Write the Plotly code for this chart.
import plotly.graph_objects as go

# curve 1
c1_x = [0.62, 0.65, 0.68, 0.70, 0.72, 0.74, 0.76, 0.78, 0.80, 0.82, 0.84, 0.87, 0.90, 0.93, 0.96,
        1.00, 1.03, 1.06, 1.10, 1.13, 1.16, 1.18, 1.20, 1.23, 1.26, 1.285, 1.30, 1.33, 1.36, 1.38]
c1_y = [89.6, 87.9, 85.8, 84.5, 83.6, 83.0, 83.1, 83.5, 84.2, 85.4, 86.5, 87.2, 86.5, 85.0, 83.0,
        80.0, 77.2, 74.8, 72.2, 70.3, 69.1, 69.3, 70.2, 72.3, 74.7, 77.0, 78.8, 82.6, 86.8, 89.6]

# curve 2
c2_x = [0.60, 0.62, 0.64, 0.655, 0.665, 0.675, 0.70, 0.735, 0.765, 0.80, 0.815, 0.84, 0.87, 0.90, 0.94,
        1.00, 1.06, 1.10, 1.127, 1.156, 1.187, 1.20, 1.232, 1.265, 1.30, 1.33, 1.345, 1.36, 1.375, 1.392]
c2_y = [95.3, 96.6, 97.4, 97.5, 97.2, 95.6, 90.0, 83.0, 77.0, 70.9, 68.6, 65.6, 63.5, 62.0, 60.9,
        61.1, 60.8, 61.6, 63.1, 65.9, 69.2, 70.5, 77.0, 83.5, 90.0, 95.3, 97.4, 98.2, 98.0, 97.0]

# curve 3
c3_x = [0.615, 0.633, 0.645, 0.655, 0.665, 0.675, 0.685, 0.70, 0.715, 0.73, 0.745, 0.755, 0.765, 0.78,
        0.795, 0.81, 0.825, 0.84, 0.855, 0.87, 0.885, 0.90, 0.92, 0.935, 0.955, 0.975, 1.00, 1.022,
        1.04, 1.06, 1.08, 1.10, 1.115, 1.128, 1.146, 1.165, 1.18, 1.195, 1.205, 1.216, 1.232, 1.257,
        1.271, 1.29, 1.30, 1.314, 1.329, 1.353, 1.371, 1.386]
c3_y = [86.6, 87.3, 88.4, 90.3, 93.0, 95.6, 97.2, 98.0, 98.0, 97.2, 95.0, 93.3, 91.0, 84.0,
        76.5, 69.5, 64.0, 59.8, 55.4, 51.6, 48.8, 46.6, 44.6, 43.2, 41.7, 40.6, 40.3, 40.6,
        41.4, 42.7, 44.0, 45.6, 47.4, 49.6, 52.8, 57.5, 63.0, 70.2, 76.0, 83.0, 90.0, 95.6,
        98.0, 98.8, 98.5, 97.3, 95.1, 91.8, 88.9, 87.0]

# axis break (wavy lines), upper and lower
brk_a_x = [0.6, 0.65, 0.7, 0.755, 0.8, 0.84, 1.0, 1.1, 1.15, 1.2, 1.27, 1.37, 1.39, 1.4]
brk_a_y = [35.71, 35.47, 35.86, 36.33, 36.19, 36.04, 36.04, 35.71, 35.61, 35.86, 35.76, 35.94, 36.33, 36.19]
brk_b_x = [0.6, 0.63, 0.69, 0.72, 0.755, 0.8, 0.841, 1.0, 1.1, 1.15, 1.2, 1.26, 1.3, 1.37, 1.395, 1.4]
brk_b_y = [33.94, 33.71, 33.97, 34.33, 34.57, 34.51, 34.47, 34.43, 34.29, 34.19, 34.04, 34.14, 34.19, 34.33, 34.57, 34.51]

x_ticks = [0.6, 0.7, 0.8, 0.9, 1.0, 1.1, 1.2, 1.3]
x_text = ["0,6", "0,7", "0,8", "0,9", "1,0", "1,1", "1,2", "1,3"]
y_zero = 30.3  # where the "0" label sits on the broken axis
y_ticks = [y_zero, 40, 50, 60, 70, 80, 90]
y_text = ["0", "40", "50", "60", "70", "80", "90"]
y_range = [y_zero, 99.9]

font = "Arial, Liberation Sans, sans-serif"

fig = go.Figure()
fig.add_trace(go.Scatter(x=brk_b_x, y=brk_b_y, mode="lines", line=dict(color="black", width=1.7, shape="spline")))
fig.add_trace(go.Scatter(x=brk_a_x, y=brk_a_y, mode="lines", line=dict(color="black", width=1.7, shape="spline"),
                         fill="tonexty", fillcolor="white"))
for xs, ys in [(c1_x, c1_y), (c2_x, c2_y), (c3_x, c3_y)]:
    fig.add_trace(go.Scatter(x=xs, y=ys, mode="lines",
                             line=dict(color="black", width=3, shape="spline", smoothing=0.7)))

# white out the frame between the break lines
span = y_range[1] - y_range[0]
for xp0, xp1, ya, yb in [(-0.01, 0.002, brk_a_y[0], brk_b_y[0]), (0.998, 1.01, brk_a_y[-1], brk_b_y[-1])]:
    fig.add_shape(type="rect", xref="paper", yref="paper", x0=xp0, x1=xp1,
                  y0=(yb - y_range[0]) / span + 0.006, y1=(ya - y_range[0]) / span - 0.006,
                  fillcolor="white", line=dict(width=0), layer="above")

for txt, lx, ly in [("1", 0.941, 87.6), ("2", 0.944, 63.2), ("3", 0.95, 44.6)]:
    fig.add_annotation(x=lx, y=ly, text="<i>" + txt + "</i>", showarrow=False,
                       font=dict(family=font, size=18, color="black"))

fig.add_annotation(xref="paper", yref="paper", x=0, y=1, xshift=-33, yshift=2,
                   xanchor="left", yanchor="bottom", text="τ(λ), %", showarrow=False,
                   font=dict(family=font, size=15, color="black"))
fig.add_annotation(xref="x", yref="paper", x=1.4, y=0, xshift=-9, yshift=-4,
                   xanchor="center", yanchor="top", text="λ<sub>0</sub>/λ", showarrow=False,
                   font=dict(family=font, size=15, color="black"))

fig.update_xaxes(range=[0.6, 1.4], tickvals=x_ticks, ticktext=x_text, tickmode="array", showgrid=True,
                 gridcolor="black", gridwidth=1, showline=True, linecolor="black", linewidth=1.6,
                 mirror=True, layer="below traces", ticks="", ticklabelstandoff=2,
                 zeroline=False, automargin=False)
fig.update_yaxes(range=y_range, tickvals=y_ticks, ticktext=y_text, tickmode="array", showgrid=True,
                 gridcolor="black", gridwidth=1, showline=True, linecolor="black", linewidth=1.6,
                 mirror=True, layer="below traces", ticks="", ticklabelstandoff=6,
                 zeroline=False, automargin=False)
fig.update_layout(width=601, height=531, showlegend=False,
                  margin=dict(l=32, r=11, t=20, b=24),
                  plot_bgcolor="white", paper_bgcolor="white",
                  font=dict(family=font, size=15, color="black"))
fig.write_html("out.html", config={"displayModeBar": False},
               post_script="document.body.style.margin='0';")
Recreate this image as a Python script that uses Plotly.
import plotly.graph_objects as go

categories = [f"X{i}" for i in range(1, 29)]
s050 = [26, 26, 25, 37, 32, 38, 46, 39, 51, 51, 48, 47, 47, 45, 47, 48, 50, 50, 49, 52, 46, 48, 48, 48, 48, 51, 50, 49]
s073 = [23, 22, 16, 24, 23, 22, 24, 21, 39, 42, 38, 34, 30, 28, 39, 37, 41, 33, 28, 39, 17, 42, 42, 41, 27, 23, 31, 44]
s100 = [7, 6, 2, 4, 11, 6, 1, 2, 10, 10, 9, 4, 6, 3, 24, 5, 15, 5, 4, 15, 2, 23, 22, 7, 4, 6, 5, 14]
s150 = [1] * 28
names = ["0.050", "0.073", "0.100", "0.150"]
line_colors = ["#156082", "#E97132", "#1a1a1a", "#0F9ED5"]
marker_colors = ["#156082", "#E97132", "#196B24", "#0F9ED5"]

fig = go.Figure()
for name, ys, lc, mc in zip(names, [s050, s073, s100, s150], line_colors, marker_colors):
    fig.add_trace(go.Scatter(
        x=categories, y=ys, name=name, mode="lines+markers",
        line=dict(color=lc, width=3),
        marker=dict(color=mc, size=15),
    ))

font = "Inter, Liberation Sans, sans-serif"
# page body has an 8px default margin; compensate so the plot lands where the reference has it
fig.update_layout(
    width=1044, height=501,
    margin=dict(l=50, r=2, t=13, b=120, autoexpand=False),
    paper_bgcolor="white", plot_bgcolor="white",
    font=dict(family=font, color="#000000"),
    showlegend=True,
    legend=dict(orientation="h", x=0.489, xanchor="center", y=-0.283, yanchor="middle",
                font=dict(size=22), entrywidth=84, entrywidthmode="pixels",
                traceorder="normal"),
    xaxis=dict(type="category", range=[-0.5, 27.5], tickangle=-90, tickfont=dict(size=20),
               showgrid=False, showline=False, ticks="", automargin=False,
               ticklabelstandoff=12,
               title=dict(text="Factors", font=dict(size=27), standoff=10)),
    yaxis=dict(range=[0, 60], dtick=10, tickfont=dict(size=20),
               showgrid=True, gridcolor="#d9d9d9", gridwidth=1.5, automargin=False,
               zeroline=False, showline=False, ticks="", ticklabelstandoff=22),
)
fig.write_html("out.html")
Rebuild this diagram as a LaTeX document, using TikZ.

================

Locate the lines above that hold the word "this". Show every one of them.

Write the Plotly code for this chart.
Recreate this image as a Python script that uses Plotly.
Rebuild this diagram as a LaTeX document, using TikZ.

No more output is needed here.